As the rise of the Select Committees seems now inexorable along with their media-enhanced power, then the role of the nine selectors becomes even more powerful.

There are many other committees in both the Commons and the Lords, all of which have members who have been selected by the Committee of Selection and those committees that are not "Select" can recommend that they either become "Select" or that a Select Committee be established to look at something that has come up in their ordinary committee that might need a "Select" one. All of this stuff bubbles under a parliamentary veneer; the only view of the system of government that's relatively easy to see and, even then, often only through the eyes of commentators like Nick Robinson or Simon Hoggart who, let's face it, have their own agendas.

I love living in a democracy or, at least in what I believe to be a democracy. But when one looks at just this one aspect of the business of government and parliamentary governance with its layers of bureaucracy and administration, it's a wonder anything gets done. The tip of this gargantuan iceberg may have been the immolation of the corporate career of Murdoch Junior but there must be so much more going on that we could possibly get a handle on.
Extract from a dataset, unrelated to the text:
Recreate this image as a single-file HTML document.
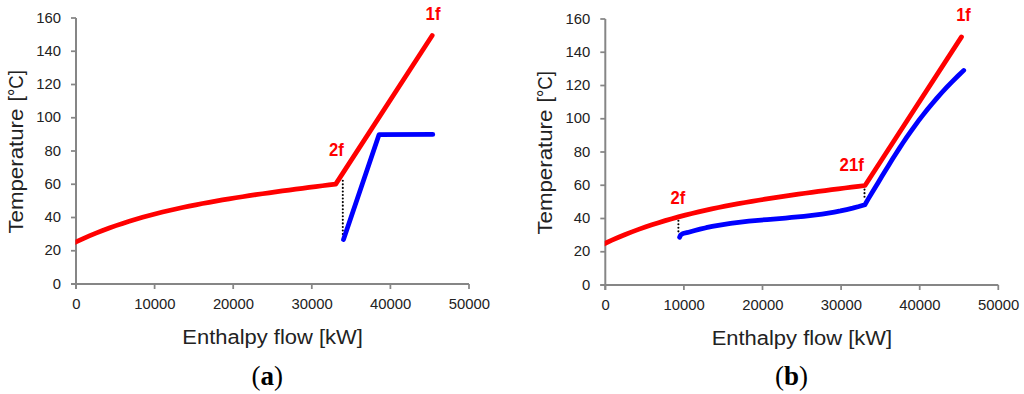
<!DOCTYPE html>
<html><head><meta charset="utf-8"><style>
html,body{margin:0;padding:0;background:#fff;}
svg{display:block;}
.t{font-family:"Liberation Sans", sans-serif;font-size:15.4px;fill:#222;}
.ti{font-family:"Liberation Sans", sans-serif;font-size:19.6px;fill:#222;}
.lb{font-family:"Liberation Sans", sans-serif;font-size:17.5px;font-weight:bold;fill:#f00;}
.cap{font-family:"Liberation Serif", serif;font-size:27px;font-weight:bold;fill:#000;}
</style></head><body>
<svg width="1024" height="394" viewBox="0 0 1024 394">
<rect width="1024" height="394" fill="#fff"/>
<g id="ax">
<line x1="76.0" y1="18.0" x2="76.0" y2="289.0" stroke="#868686" stroke-width="2"/>
<line x1="71.0" y1="284.0" x2="469.0" y2="284.0" stroke="#868686" stroke-width="2"/>
<line x1="71.0" y1="284.00" x2="76.0" y2="284.00" stroke="#868686" stroke-width="1.75"/>
<line x1="71.0" y1="250.75" x2="76.0" y2="250.75" stroke="#868686" stroke-width="1.75"/>
<line x1="71.0" y1="217.50" x2="76.0" y2="217.50" stroke="#868686" stroke-width="1.75"/>
<line x1="71.0" y1="184.25" x2="76.0" y2="184.25" stroke="#868686" stroke-width="1.75"/>
<line x1="71.0" y1="151.00" x2="76.0" y2="151.00" stroke="#868686" stroke-width="1.75"/>
<line x1="71.0" y1="117.75" x2="76.0" y2="117.75" stroke="#868686" stroke-width="1.75"/>
<line x1="71.0" y1="84.50" x2="76.0" y2="84.50" stroke="#868686" stroke-width="1.75"/>
<line x1="71.0" y1="51.25" x2="76.0" y2="51.25" stroke="#868686" stroke-width="1.75"/>
<line x1="71.0" y1="18.00" x2="76.0" y2="18.00" stroke="#868686" stroke-width="1.75"/>
<line x1="76.00" y1="284.0" x2="76.00" y2="289.0" stroke="#868686" stroke-width="1.75"/>
<line x1="154.60" y1="284.0" x2="154.60" y2="289.0" stroke="#868686" stroke-width="1.75"/>
<line x1="233.20" y1="284.0" x2="233.20" y2="289.0" stroke="#868686" stroke-width="1.75"/>
<line x1="311.80" y1="284.0" x2="311.80" y2="289.0" stroke="#868686" stroke-width="1.75"/>
<line x1="390.40" y1="284.0" x2="390.40" y2="289.0" stroke="#868686" stroke-width="1.75"/>
<line x1="469.00" y1="284.0" x2="469.00" y2="289.0" stroke="#868686" stroke-width="1.75"/>
<text x="61.0" y="288.50" text-anchor="end" class="t" textLength="8.25" lengthAdjust="spacingAndGlyphs">0</text>
<text x="61.0" y="255.25" text-anchor="end" class="t" textLength="16.50" lengthAdjust="spacingAndGlyphs">20</text>
<text x="61.0" y="222.00" text-anchor="end" class="t" textLength="16.50" lengthAdjust="spacingAndGlyphs">40</text>
<text x="61.0" y="188.75" text-anchor="end" class="t" textLength="16.50" lengthAdjust="spacingAndGlyphs">60</text>
<text x="61.0" y="155.50" text-anchor="end" class="t" textLength="16.50" lengthAdjust="spacingAndGlyphs">80</text>
<text x="61.0" y="122.25" text-anchor="end" class="t" textLength="24.75" lengthAdjust="spacingAndGlyphs">100</text>
<text x="61.0" y="89.00" text-anchor="end" class="t" textLength="24.75" lengthAdjust="spacingAndGlyphs">120</text>
<text x="61.0" y="55.75" text-anchor="end" class="t" textLength="24.75" lengthAdjust="spacingAndGlyphs">140</text>
<text x="61.0" y="22.50" text-anchor="end" class="t" textLength="24.75" lengthAdjust="spacingAndGlyphs">160</text>
<text x="76.30" y="309.20" text-anchor="middle" class="t" textLength="8.25" lengthAdjust="spacingAndGlyphs">0</text>
<text x="154.90" y="309.20" text-anchor="middle" class="t" textLength="41.25" lengthAdjust="spacingAndGlyphs">10000</text>
<text x="233.50" y="309.20" text-anchor="middle" class="t" textLength="41.25" lengthAdjust="spacingAndGlyphs">20000</text>
<text x="312.10" y="309.20" text-anchor="middle" class="t" textLength="41.25" lengthAdjust="spacingAndGlyphs">30000</text>
<text x="390.70" y="309.20" text-anchor="middle" class="t" textLength="41.25" lengthAdjust="spacingAndGlyphs">40000</text>
<text x="469.30" y="309.20" text-anchor="middle" class="t" textLength="41.25" lengthAdjust="spacingAndGlyphs">50000</text>
<text x="272.6" y="343.8" text-anchor="middle" class="ti" textLength="180.5" lengthAdjust="spacingAndGlyphs">Enthalpy flow [kW]</text>
<g transform="translate(23.0,233.6) rotate(-90)"><text x="0" y="0" class="ti" textLength="125" lengthAdjust="spacingAndGlyphs">Temperature</text><text x="132.4" y="0" class="ti" textLength="31" lengthAdjust="spacingAndGlyphs">[°C]</text></g>
</g>
<use href="#ax" transform="translate(529.3,1)"/>
<!-- panel a data -->
<line x1="342.8" y1="180.8" x2="342.8" y2="234.5" stroke="#000" stroke-width="2.1" stroke-linecap="round" stroke-dasharray="0 3.55"/>
<clipPath id="cp"><rect x="75.4" y="0" width="420" height="300"/></clipPath>
<path id="rd" clip-path="url(#cp)" d="M73.00,243.30 L76.00,241.86 L82.66,238.79 L89.32,235.87 L95.98,233.11 L102.64,230.48 L109.29,227.99 L115.95,225.63 L122.61,223.38 L129.27,221.25 L135.93,219.23 L142.59,217.30 L149.25,215.47 L155.91,213.73 L162.57,212.06 L169.23,210.48 L175.88,208.96 L182.54,207.52 L189.20,206.13 L195.86,204.80 L202.52,203.52 L209.18,202.29 L215.84,201.11 L222.50,199.96 L229.16,198.85 L235.82,197.78 L242.47,196.73 L249.13,195.71 L255.79,194.72 L262.45,193.75 L269.11,192.80 L275.77,191.87 L282.43,190.96 L289.09,190.06 L295.75,189.17 L302.41,188.30 L309.06,187.44 L315.72,186.59 L322.38,185.75 L329.04,184.92 L335.70,184.10 L432.20,35.50" fill="none" stroke="#f00" stroke-width="4.75" stroke-linecap="round" stroke-linejoin="round"/>
<path d="M343.5,239.5 L379,134.7 L432.8,134.4" fill="none" stroke="#00f" stroke-width="4.75" stroke-linecap="round" stroke-linejoin="round"/>
<text x="425.6" y="20.3" class="lb" textLength="14.9" lengthAdjust="spacingAndGlyphs">1f</text>
<text x="329" y="155.7" class="lb" textLength="14.8" lengthAdjust="spacingAndGlyphs">2f</text>
<!-- panel b data -->
<line x1="678.4" y1="220.7" x2="678.4" y2="231.5" stroke="#000" stroke-width="2.1" stroke-linecap="round" stroke-dasharray="0 3.55"/>
<line x1="864.5" y1="189.6" x2="864.5" y2="196.9" stroke="#000" stroke-width="2.1" stroke-linecap="round" stroke-dasharray="0 3.55"/>
<use href="#rd" transform="translate(529.3,1.4)"/>
<path d="M679.60,237.30 L680.60,235.00 L683.00,233.50 L687.80,232.42 L693.91,230.68 L700.01,229.11 L706.12,227.69 L712.23,226.43 L718.33,225.30 L724.44,224.29 L730.55,223.39 L736.66,222.58 L742.76,221.86 L748.87,221.21 L754.98,220.61 L761.08,220.06 L767.19,219.53 L773.30,219.03 L779.40,218.53 L785.51,218.02 L791.62,217.48 L797.72,216.92 L803.83,216.30 L809.94,215.63 L816.04,214.88 L822.15,214.05 L828.26,213.11 L834.37,212.07 L840.47,210.90 L846.58,209.58 L852.69,208.12 L858.79,206.49 L864.90,204.69 L868.28,198.91 L871.66,193.32 L875.02,187.74 L878.39,182.15 L881.76,176.56 L885.15,170.97 L888.57,165.39 L892.04,159.80 L895.57,154.21 L899.16,148.62 L902.84,143.04 L906.62,137.45 L910.50,131.86 L914.49,126.28 L918.62,120.69 L922.90,115.10 L927.33,109.51 L931.93,103.93 L936.70,98.34 L941.67,92.75 L946.85,87.16 L952.24,81.58 L957.87,75.99 L963.73,70.40" fill="none" stroke="#00f" stroke-width="4.75" stroke-linecap="round" stroke-linejoin="round"/>
<text x="956.2" y="21.2" class="lb" textLength="14.6" lengthAdjust="spacingAndGlyphs">1f</text>
<text x="670.6" y="203.8" class="lb" textLength="14.8" lengthAdjust="spacingAndGlyphs">2f</text>
<text x="839.6" y="170.9" class="lb" textLength="24.3" lengthAdjust="spacingAndGlyphs">21f</text>
<text x="267.2" y="385" text-anchor="middle" class="cap"><tspan font-weight="normal">(</tspan>a<tspan font-weight="normal">)</tspan></text>
<text x="791.5" y="385" text-anchor="middle" class="cap"><tspan font-weight="normal">(</tspan>b<tspan font-weight="normal">)</tspan></text>
</svg>
</body></html>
For example, I didn't know what the "Hybrid Instruments Committee" looked at and now that I've been on their web pages, I'm still not sure. There are the committees for Welsh, Scottish and Northern Irish "Affairs" but, of course, there isn't one for English Affairs, presumably because there's no Ministry for England (come on, Dave...the only people that vote for you live in England). There's a committee called the "Scrutiny Unit" that provides specialist advice to...guess what...the Select Committees, and it employs no fewer than fourteen lawyers along with several accountants, and economist, a statistician, a raft of Commons Clerks and administrators. And that's just to give advice!
Slaughtered so that our "Noble Lords" may
swagger about looking like twats?
It's no better in the Upper House. It's just so utterly worse. They have, for example, the DPRR - The Delegated Powers and Regulatory Reform Committee, made up of a ten Lords whose job it is to examine Bills before the Lords (so that's all of them that had previously made their way through the Commons, I suppose) and then report on powers proposed to be delegated to Ministers; you know, those frightfully common oiks in the lower house that are required to observe some bowing and scraping from time to time. Haven't they heard of the Parliament Act. The Commons can do what they like without their bleeding lordships grace or favour, ta very much.

What a waste of time, money and, when all said and done...stoats.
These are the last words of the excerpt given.